The court thereupon ordered that the complaint and exhibit filed therewith, the answer and reply thereto, and the bill of exceptions taken by the plaintiff, etc., and the special verdict of the jury, and entries on the order book, be made part of the bill of exceptions, and of the record in the cause.

Errors are assigned by the appellant as follows:

1. Overruling the demurrer to the first paragraph of the . appellee’s answer.

2. Allowing the appellee to open and close.

3. Overruling the motion for a venire de novo.

4. Refusing to enter judgment on the special verdict of the jury for the appellant for one thousand and ninety-four dollars and eighty-two cents.

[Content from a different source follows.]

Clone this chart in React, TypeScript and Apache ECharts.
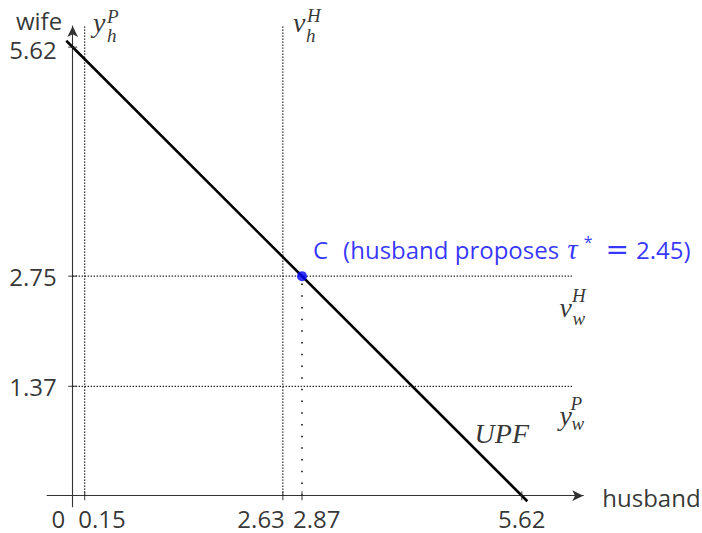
import React, { useEffect, useRef } from "react";
import * as echarts from "echarts";

// ---- data ----
const xTickValues = [0, 0.15, 2.63, 2.87, 5.62];
const xTickLabels = ["0", "0.15", "2.63", "2.87", "5.62"];
const yTickValues = [5.62, 2.75, 1.37];
const yTickLabels = ["5.62", "2.75", "1.37"];
const upfLine = [
  [-0.08, 5.7],
  [5.69, -0.07],
];
const pointC = [2.87, 2.75];
const tauStar = 2.45;
const yhP = 0.15;
const vhH = 2.63;
const vwH = 2.75;
const ywP = 1.37;
const verticalTop = 5.9;
const horizontalEnd = 6.26;
const xRange = [-0.32, 6.39];
const yRange = [-0.14, 5.885];

// ---- layout of the text pieces (pixel offsets from their anchors) ----
const xTickLayout = [
  { dx: -7.5, align: "right" },
  { dx: -6.4, align: "left" },
  { dx: 2, align: "right" },
  { dx: -9, align: "left" },
  { dx: 0, align: "center" },
];
const yTickDy = [2.6, 0.5, 0.5];

type Part = { t: string; dx: number; dy: number; kind: "base" | "sup" | "sub" };
const mathLabels: { anchor: number[]; parts: Part[] }[] = [
  {
    anchor: [yhP, verticalTop],
    parts: [
      { t: "y", dx: 8.3, dy: -2, kind: "base" },
      { t: "P", dx: 22.3, dy: -8.3, kind: "sup" },
      { t: "h", dx: 22.3, dy: 10.7, kind: "sub" },
    ],
  },
  {
    anchor: [vhH, verticalTop],
    parts: [
      { t: "v", dx: 10.2, dy: -2, kind: "base" },
      { t: "H", dx: 24.2, dy: -9.3, kind: "sup" },
      { t: "h", dx: 23.2, dy: 10.7, kind: "sub" },
    ],
  },
  {
    anchor: [horizontalEnd, vwH],
    parts: [
      { t: "v", dx: -13.5, dy: 31.3, kind: "base" },
      { t: "H", dx: -1, dy: 19.3, kind: "sup" },
      { t: "w", dx: -0.5, dy: 42.3, kind: "sub" },
    ],
  },
  {
    anchor: [horizontalEnd, ywP],
    parts: [
      { t: "y", dx: -13.5, dy: 29.2, kind: "base" },
      { t: "P", dx: -2.5, dy: 17.2, kind: "sup" },
      { t: "w", dx: -1.5, dy: 37.2, kind: "sub" },
    ],
  },
];
const upfAnchor = [5.03, 0.78];

const SANS = "'Open Sans', 'DejaVu Sans', sans-serif";
const SERIF = "'Liberation Serif', 'DejaVu Serif', serif";

function textPoint(value: number[], label: any) {
  return {
    value,
    label: {
      show: true,
      position: "inside",
      verticalAlign: "middle",
      ...label,
    },
  };
}

export default function App() {
  const ref = useRef<HTMLDivElement>(null);
  useEffect(() => {
    if (!ref.current) return;
    const chart = echarts.init(ref.current, undefined, { renderer: "svg" });

    const dotted = (data: number[][]) => ({
      type: "line",
      data,
      symbol: "none",
      silent: true,
      clip: false,
      lineStyle: { color: "#000", width: 1.2, type: [1.2, 1.8] },
      z: 2,
    });

    const mathData: any[] = [];
    mathLabels.forEach((m) =>
      m.parts.forEach((p) => {
        const size = p.kind === "base" ? 28 : 19;
        mathData.push(
          textPoint(m.anchor, {
            formatter: p.t,
            offset: [p.dx, p.dy],
            align: "left",
            fontFamily: SERIF,
            fontStyle: "italic",
            fontSize: size,
            lineHeight: size,
            color: "#000",
          })
        );
      })
    );
    mathData.push(
      textPoint(upfAnchor, {
        formatter: "UPF",
        offset: [0, 0],
        align: "left",
        fontFamily: SERIF,
        fontStyle: "italic",
        fontSize: 28,
        lineHeight: 28,
        color: "#000",
      })
    );

    const xLabelData = xTickValues.map((v, i) =>
      textPoint([v, 0], {
        formatter: xTickLabels[i],
        offset: [xTickLayout[i].dx, 23],
        align: xTickLayout[i].align,
        fontFamily: SANS,
        fontSize: 24,
        lineHeight: 24,
        color: "#000",
      })
    );
    const yLabelData = yTickValues.map((v, i) =>
      textPoint([0, v], {
        formatter: yTickLabels[i],
        offset: [-16, yTickDy[i]],
        align: "right",
        fontFamily: SANS,
        fontSize: 24,
        lineHeight: 24,
        color: "#000",
      })
    );
    const axisNameData = [
      textPoint([0, yRange[1]], {
        formatter: "wife",
        offset: [-10.5, -6],
        align: "right",
        fontFamily: SANS,
        fontSize: 24,
        lineHeight: 24,
        color: "#000",
      }),
      textPoint([xRange[1], 0], {
        formatter: "husband",
        offset: [19, 1.5],
        align: "left",
        fontFamily: SANS,
        fontSize: 24,
        lineHeight: 24,
        color: "#000",
      }),
    ];

    const option: any = {
      animation: false,
      grid: { left: 47.1, right: 118.7, top: 26, bottom: 26.2 },
      xAxis: {
        type: "value",
        min: xRange[0],
        max: xRange[1],
        axisLine: {
          onZero: true,
          symbol: ["none", "arrow"],
          symbolSize: [8, 11],
          lineStyle: { color: "#333", width: 1.1 },
        },
        axisTick: { show: false },
        axisLabel: { show: false },
        splitLine: { show: false },
      },
      yAxis: {
        type: "value",
        min: yRange[0],
        max: yRange[1],
        axisLine: {
          onZero: true,
          symbol: ["none", "arrow"],
          symbolSize: [8, 11],
          lineStyle: { color: "#333", width: 1.1 },
        },
        axisTick: { show: false },
        axisLabel: { show: false },
        splitLine: { show: false },
      },
      series: [
        dotted([
          [yhP, 0],
          [yhP, verticalTop],
        ]),
        dotted([
          [vhH, 0],
          [vhH, verticalTop],
        ]),
        dotted([
          [0, vwH],
          [horizontalEnd, vwH],
        ]),
        dotted([
          [0, ywP],
          [horizontalEnd, ywP],
        ]),
        {
          type: "line",
          data: [
            [pointC[0], 0],
            [pointC[0], pointC[1]],
          ],
          symbol: "none",
          silent: true,
          lineStyle: { color: "#000", width: 1.5, type: [1.5, 10.2] },
          z: 2,
        },
        {
          type: "line",
          data: upfLine,
          symbol: "none",
          silent: true,
          clip: false,
          lineStyle: { color: "#000", width: 2.6 },
          z: 3,
        },
        {
          type: "scatter",
          data: xTickValues.filter((v) => v !== 0).map((v) => [v, 0]),
          symbol: "rect",
          symbolSize: [1.2, 9],
          itemStyle: { color: "#333" },
          silent: true,
          z: 3,
        },
        {
          type: "scatter",
          data: yTickValues.map((v) => [0, v]),
          symbol: "rect",
          symbolSize: [9, 1.2],
          itemStyle: { color: "#333" },
          silent: true,
          z: 3,
        },
        {
          type: "scatter",
          data: [
            {
              value: pointC,
              label: {
                show: true,
                position: "inside",
                align: "left",
                verticalAlign: "middle",
                offset: [11, -27],
                formatter: `{c|C}{s|(husband proposes }{t|τ}{sup|*}{eq|=}{s|${tauStar.toFixed(2)})}`,
                rich: {
                  c: { fontFamily: SANS, fontSize: 24, color: "#0000ff", lineHeight: 30, padding: [0, 15, 0, 0] },
                  s: { fontFamily: SANS, fontSize: 24, color: "#0000ff", lineHeight: 30 },
                  t: {
                    fontFamily: SERIF,
                    fontStyle: "italic",
                    fontSize: 29,
                    color: "#0000ff",
                    lineHeight: 30,
                    padding: [0, 6, 0, 2],
                  },
                  sup: { fontFamily: SANS, fontSize: 16, color: "#0000ff", verticalAlign: "top", lineHeight: 16 },
                  eq: {
                    fontFamily: "'DejaVu Sans', sans-serif",
                    fontSize: 28,
                    color: "#0000ff",
                    lineHeight: 30,
                    padding: [0, 7, 0, 13],
                  },
                },
              },
            },
          ],
          symbol: "circle",
          symbolSize: 10,
          itemStyle: { color: "#0000ff" },
          silent: true,
          z: 5,
        },
        {
          type: "scatter",
          data: [...xLabelData, ...yLabelData, ...axisNameData, ...mathData],
          symbolSize: 1,
          itemStyle: { color: "transparent" },
          silent: true,
          clip: false,
          z: 6,
        },
      ],
    };
    chart.setOption(option);
    return () => chart.dispose();
  }, []);
  return (
    <div
      ref={ref}
      style={{ position: "absolute", left: 0, top: 0, width: 702, height: 533, background: "#fff" }}
    />
  );
}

5. Refusing to enter judgment on the special verdict for the plaintiff for six hundred and ten dollars and forty-seven cents.

6. Refusing to render judgment for the plaintiff for five hundred and fifty dollars and nine cents.

7. In rendering judgment for twenty-five dollars only.

8. Refusing to correct the judgment, on motion of the appellant, and enter judgment for him as prayed.

9. In not sustaining the demurrer to the reply to the first and second paragraphs of the answer.

The appellee has assigned as a cross error the overruling of the demurrers to the several paragraphs of the complaint.

First, we are to consider the sufficiency of the first paragraph of the answer. Assuming that it sufficiently appears that this paragraph was intended to be confined to so much of the complaint as seeks to recover on account of the chattel mortgage and the failure of the defendant to record the same, we think, to that extent, it is a bar to the action. If the defendant took the mortgage upon an agreement that he *378would not place the same on record, the plaintiff, who could claim no interest in the mortgage, except through the defendant, would be bound by that agreement, and could not claim a right of action against the defendant for not doing what he was thus restrained from doing by his contract.

The second alleged error is only a ground on which a new trial might have been granted, if it was an error, and it was not presented by'a motion for a new trial. The White Water Valley R. R. Co. v. McClure, 29 Ind. 536.

Third, as to the motion for a venire de novo. It is decided that when the verdict, either general or special, is imperfect, by reason of some uncertainty or ambiguity, or by finding less than the whole matter put in issue, or by not assessing damages, the proper step for relief against it is not by motion for a new trial, but by an application for a venire de novo. Bosseker v. Cramer, 18 Ind. 44. It seems to us that the special verdict was defective.

Next, as to the fourth, fifth, sixth, seventh and eighth alleged errors. The judgment was wrong upon the facts found in the special verdict. The court seems to have proceeded upon the theory that the satisfaction of the note to "Winchell by the plaintiff, by giving his own note governed by the law merchant, was not such a payment of the note as would enable him to sue for contribution. In acting upon this theory, the court rendered judgment in favor of the plaintiff for twenty-five dollars only, which was for one-half of the costs paid by the plaintiff. In this we think the court committed an error. The satisfaction of the note by the giving of the negotiable note was such a payment as authorized the plaintiff to sue for contribution. Keller v. Boatman, 49 Ind. 104. Had the note not been negotiable according to the law merchant, the rule would have been different. The plaintiff was entitled to recover to the extent of one-half of the amount paid by him, without any reference to the chattel mortgage and the failure to record the same.

*379The ninth alleged error has nothing in it.

"We have already stated that we think the first paragraph of the answer was sufficient. We think the second paragraph, also, is good. The second paragraph of the reply is clearly bad, but that question is not before us.

We think the cross error cannot be sustained. There is a good cause of action for some amount stated in each of the paragraphs of the complaint. Independent of the matter relating to the chattel mortgage, there is enough stated to entitle the plaintiff to recover some amount.

The judgment • is reversed, with costs, and the cause remanded, with instructions to sustain the motion for a venire de novo, and for further proceedings.